Exact reproduction of the data is required, with images excluded.

___ DATA SEGMENT

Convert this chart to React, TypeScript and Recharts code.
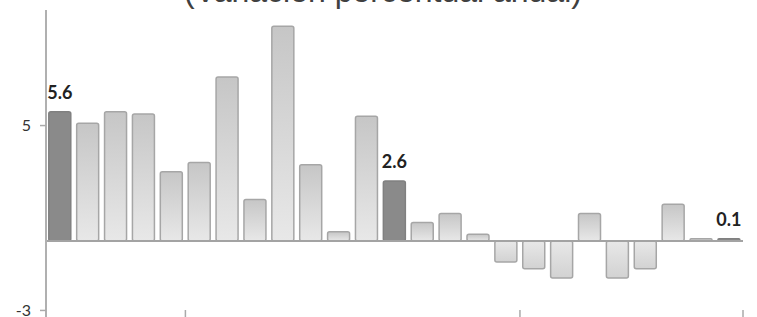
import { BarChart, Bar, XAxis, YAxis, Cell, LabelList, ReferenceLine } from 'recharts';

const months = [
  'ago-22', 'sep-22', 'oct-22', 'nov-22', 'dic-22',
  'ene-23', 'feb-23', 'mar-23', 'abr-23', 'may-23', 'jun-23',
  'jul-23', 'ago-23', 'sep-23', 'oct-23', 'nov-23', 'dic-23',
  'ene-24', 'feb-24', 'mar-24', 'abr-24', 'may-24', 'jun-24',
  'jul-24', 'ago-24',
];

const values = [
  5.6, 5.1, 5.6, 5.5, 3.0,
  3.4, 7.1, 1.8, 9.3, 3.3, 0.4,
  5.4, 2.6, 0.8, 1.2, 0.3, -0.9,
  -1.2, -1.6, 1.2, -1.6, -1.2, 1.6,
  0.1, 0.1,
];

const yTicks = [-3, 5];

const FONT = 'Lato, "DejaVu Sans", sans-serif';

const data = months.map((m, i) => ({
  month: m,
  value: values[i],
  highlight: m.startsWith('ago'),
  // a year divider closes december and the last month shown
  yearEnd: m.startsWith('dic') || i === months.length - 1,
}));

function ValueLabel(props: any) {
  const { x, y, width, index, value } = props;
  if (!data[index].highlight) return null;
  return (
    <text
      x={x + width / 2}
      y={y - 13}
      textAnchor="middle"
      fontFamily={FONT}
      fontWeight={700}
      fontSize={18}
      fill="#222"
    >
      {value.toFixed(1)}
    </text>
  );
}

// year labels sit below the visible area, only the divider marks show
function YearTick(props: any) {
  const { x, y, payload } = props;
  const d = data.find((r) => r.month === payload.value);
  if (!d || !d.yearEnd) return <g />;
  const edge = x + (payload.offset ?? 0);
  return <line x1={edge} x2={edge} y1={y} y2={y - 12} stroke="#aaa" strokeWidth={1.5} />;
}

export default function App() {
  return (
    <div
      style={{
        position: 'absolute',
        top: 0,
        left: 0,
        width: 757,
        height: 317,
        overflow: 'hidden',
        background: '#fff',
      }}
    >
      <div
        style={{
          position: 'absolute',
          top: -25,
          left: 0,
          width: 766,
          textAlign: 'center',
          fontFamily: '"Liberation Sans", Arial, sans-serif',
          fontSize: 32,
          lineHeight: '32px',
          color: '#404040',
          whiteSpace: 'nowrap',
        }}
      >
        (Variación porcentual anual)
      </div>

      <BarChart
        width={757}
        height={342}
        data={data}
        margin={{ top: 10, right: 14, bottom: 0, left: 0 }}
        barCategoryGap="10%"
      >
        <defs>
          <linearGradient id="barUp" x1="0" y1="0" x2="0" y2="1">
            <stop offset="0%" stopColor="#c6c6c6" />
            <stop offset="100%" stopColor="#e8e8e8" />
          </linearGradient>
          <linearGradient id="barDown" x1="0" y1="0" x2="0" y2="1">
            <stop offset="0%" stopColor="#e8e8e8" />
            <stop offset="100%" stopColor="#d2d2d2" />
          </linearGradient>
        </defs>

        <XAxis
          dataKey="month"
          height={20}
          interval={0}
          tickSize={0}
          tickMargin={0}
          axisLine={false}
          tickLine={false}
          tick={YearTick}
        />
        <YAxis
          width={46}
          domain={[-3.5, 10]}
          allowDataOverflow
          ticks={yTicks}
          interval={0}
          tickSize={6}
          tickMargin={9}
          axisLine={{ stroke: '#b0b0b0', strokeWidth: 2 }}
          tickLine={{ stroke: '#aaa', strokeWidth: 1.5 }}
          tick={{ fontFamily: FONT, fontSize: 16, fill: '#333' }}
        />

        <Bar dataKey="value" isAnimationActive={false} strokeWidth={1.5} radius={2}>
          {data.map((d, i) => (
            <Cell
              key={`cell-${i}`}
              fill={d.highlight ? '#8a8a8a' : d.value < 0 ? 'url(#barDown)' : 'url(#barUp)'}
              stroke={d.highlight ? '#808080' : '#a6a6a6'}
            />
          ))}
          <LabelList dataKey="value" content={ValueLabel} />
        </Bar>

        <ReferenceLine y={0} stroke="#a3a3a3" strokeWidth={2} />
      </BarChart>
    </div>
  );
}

______

▶ WRITTEN SOLUTION:
Convert this chart to React, TypeScript and Recharts code.
import { BarChart, Bar, XAxis, YAxis, Cell, LabelList, ReferenceLine } from 'recharts';

const months = [
  'ago-22', 'sep-22', 'oct-22', 'nov-22', 'dic-22',
  'ene-23', 'feb-23', 'mar-23', 'abr-23', 'may-23', 'jun-23',
  'jul-23', 'ago-23', 'sep-23', 'oct-23', 'nov-23', 'dic-23',
  'ene-24', 'feb-24', 'mar-24', 'abr-24', 'may-24', 'jun-24',
  'jul-24', 'ago-24',
];

const values = [
  5.6, 5.1, 5.6, 5.5, 3.0,
  3.4, 7.1, 1.8, 9.3, 3.3, 0.4,
  5.4, 2.6, 0.8, 1.2, 0.3, -0.9,
  -1.2, -1.6, 1.2, -1.6, -1.2, 1.6,
  0.1, 0.1,
];

const yTicks = [-3, 5];

const FONT = 'Lato, "DejaVu Sans", sans-serif';

const data = months.map((m, i) => ({
  month: m,
  value: values[i],
  highlight: m.startsWith('ago'),
  // a year divider closes december and the last month shown
  yearEnd: m.startsWith('dic') || i === months.length - 1,
}));

function ValueLabel(props: any) {
  const { x, y, width, index, value } = props;
  if (!data[index].highlight) return null;
  return (
    <text
      x={x + width / 2}
      y={y - 13}
      textAnchor="middle"
      fontFamily={FONT}
      fontWeight={700}
      fontSize={18}
      fill="#222"
    >
      {value.toFixed(1)}
    </text>
  );
}

// year labels sit below the visible area, only the divider marks show
function YearTick(props: any) {
  const { x, y, payload } = props;
  const d = data.find((r) => r.month === payload.value);
  if (!d || !d.yearEnd) return <g />;
  const edge = x + (payload.offset ?? 0);
  return <line x1={edge} x2={edge} y1={y} y2={y - 12} stroke="#aaa" strokeWidth={1.5} />;
}

export default function App() {
  return (
    <div
      style={{
        position: 'absolute',
        top: 0,
        left: 0,
        width: 757,
        height: 317,
        overflow: 'hidden',
        background: '#fff',
      }}
    >
      <div
        style={{
          position: 'absolute',
          top: -25,
          left: 0,
          width: 766,
          textAlign: 'center',
          fontFamily: '"Liberation Sans", Arial, sans-serif',
          fontSize: 32,
          lineHeight: '32px',
          color: '#404040',
          whiteSpace: 'nowrap',
        }}
      >
        (Variación porcentual anual)
      </div>

      <BarChart
        width={757}
        height={342}
        data={data}
        margin={{ top: 10, right: 14, bottom: 0, left: 0 }}
        barCategoryGap="10%"
      >
        <defs>
          <linearGradient id="barUp" x1="0" y1="0" x2="0" y2="1">
            <stop offset="0%" stopColor="#c6c6c6" />
            <stop offset="100%" stopColor="#e8e8e8" />
          </linearGradient>
          <linearGradient id="barDown" x1="0" y1="0" x2="0" y2="1">
            <stop offset="0%" stopColor="#e8e8e8" />
            <stop offset="100%" stopColor="#d2d2d2" />
          </linearGradient>
        </defs>

        <XAxis
          dataKey="month"
          height={20}
          interval={0}
          tickSize={0}
          tickMargin={0}
          axisLine={false}
          tickLine={false}
          tick={YearTick}
        />
        <YAxis
          width={46}
          domain={[-3.5, 10]}
          allowDataOverflow
          ticks={yTicks}
          interval={0}
          tickSize={6}
          tickMargin={9}
          axisLine={{ stroke: '#b0b0b0', strokeWidth: 2 }}
          tickLine={{ stroke: '#aaa', strokeWidth: 1.5 }}
          tick={{ fontFamily: FONT, fontSize: 16, fill: '#333' }}
        />

        <Bar dataKey="value" isAnimationActive={false} strokeWidth={1.5} radius={2}>
          {data.map((d, i) => (
            <Cell
              key={`cell-${i}`}
              fill={d.highlight ? '#8a8a8a' : d.value < 0 ? 'url(#barDown)' : 'url(#barUp)'}
              stroke={d.highlight ? '#808080' : '#a6a6a6'}
            />
          ))}
          <LabelList dataKey="value" content={ValueLabel} />
        </Bar>

        <ReferenceLine y={0} stroke="#a3a3a3" strokeWidth={2} />
      </BarChart>
    </div>
  );
}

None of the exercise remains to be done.